Follow these guidelines to implement timeline preview effectively in your applications.

Enable for HLS, Disable for MP4: The performance difference is significant. HLS provides smooth, instant previews while MP4 can feel sluggish. Match the feature to the format for optimal experience.

Consider User Context: Preview is most valuable for long-form content, educational videos, and narrative content where visual identification of scenes matters. For short clips, podcasts, or audio-focused content, the feature adds overhead without significant benefit.

Provide User Control: In applications with varied content types, let users toggle preview based on their current needs. Some viewing sessions benefit from preview while others don't.

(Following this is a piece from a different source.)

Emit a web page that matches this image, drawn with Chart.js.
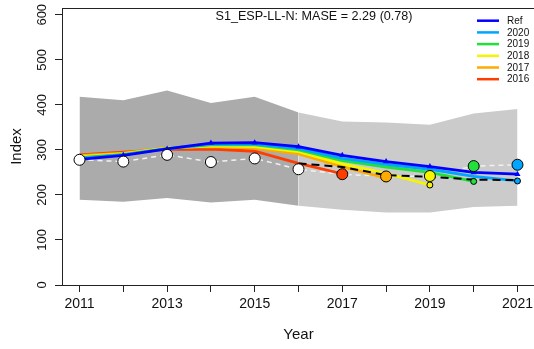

Test on Target Devices: Preview performance varies significantly across devices. Test on your target hardware to ensure acceptable performance before deploying.

Monitor Bandwidth Usage: In bandwidth-sensitive contexts, preview adds to overall data consumption. Consider disabling it in applications where bandwidth conservation is critical.

Next Steps

With timeline preview configured, explore these related features:

Keyboard Shortcuts: Learn how keyboard navigation combines with visual preview for efficient content navigation.

Theming: Discover how preview styling integrates with custom themes to maintain visual consistency.

Props: Review all configuration options to understand how preview fits into the broader player configuration.

Timeline preview represents a significant enhancement to video navigation, transforming the timeline from a simple position indicator into an intuitive visual browsing tool. When used appropriately with HLS content, it dramatically improves the user's ability to find and navigate to specific moments in video content.